August 2, 2011
Japan halts Iwate's beef cattle shipments
The Japanese government on Monday (Aug 1) ordered all shipments of beef cattle from Iwate Prefecture to be banned temporarily following the discovery of cattle contaminated with radioactive cesium in the area.
Iwate is the third prefecture, after Fukushima and Miyagi also in northeastern Japan, to be ordered by the central government to suspend all beef cattle shipments.
The government issued the order to the Fukushima and Miyagi prefectural governments last month after rice straw exposed to radiation leaked from the crippled Fukushima Daiichi nuclear plant was fed to beef cattle and meat tested positive for radioactive cesium.
It is the first ban on shipments related to food produced in Iwate, which the health ministry said ships around 36,000 cattle annually.

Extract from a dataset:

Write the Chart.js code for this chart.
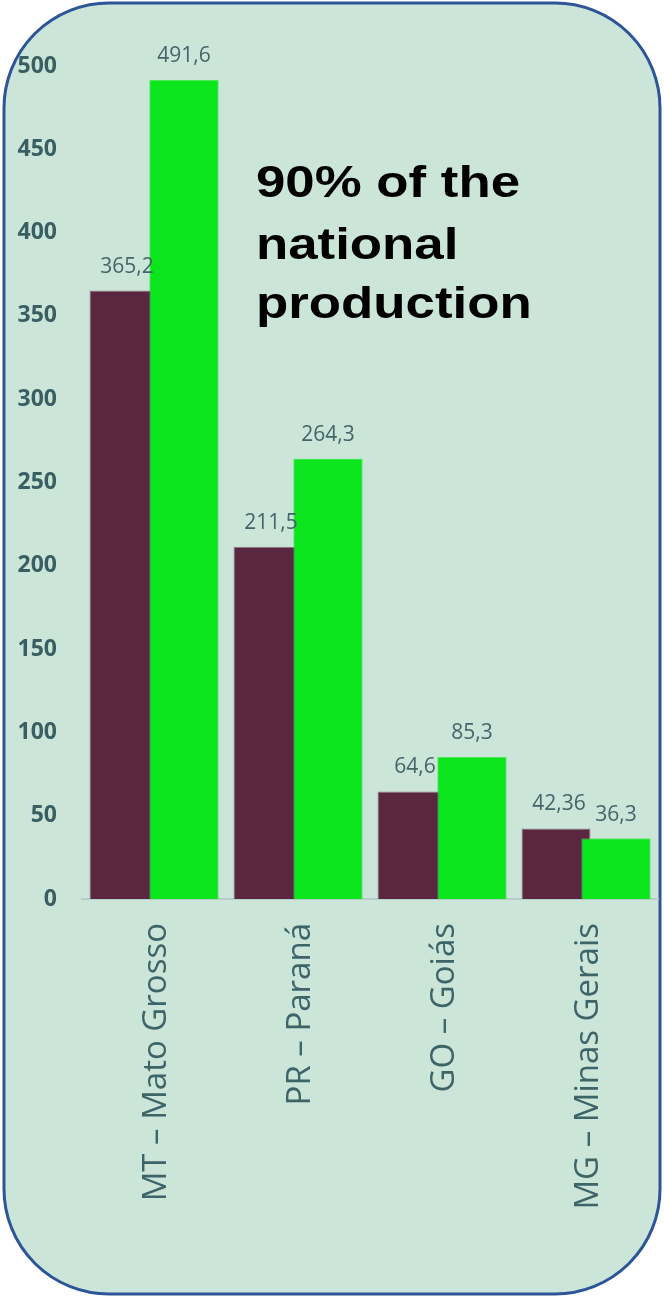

The government is also considering suspending shipments of cattle raised in Tochigi Prefecture, neighbouring Fukushima, government officials said.
In the city of Ichinoseki and the town of Fujisawa in Iwate, rice straw fed to cattle contained radioactive cesium above the government-set limit of 300 becquerels per kilogramme, while meat from six head of cattle tested positive for radioactive cesium in excess of the maximum allowable level for beef of 500 becquerels per kilogramme.
The government, as it has in Fukushima and Miyagi, is asking all farms that had shipped cows exposed to radioactive cesium in Iwate to inspect all cattle, among other measures, before it will consider lifting the shipment ban.
Chief Cabinet Secretary Yukio Edano said that the government will lift the order on Iwate after the safety of beef cattle in the prefecture is confirmed.
''We will thoroughly check certain areas that have possible cases of cattle being given contaminated feed, and only allow those that pass the tests will be cleared for shipment to market,'' Edano said, when asked about the impact of the latest order on other prefectures.
The contamination of beef with radioactive cesium above the government-set limit is believed to have originated in rice straw left outdoors after the Fukushima plant was crippled by the March 11 earthquake and tsunami.
The Iwate prefectural government also announced Monday that it had detected radioactive cesium in ash at its garbage incineration facilities above the government's permissible limit of 8,000 becquerels per kilogramme for ash that can be buried in landfills.
Of the prefecture's incineration facilities, those in Ichinoseki and Oshu cities had maximum levels of 30,000 becquerels and 15,000 becquerels per kilogramme, respectively.
Since the ash cannot be buried in landfills because the level of radioactive cesium exceeds the government limit, it will be stored in containers at incineration facilities or buildings at landfill sites.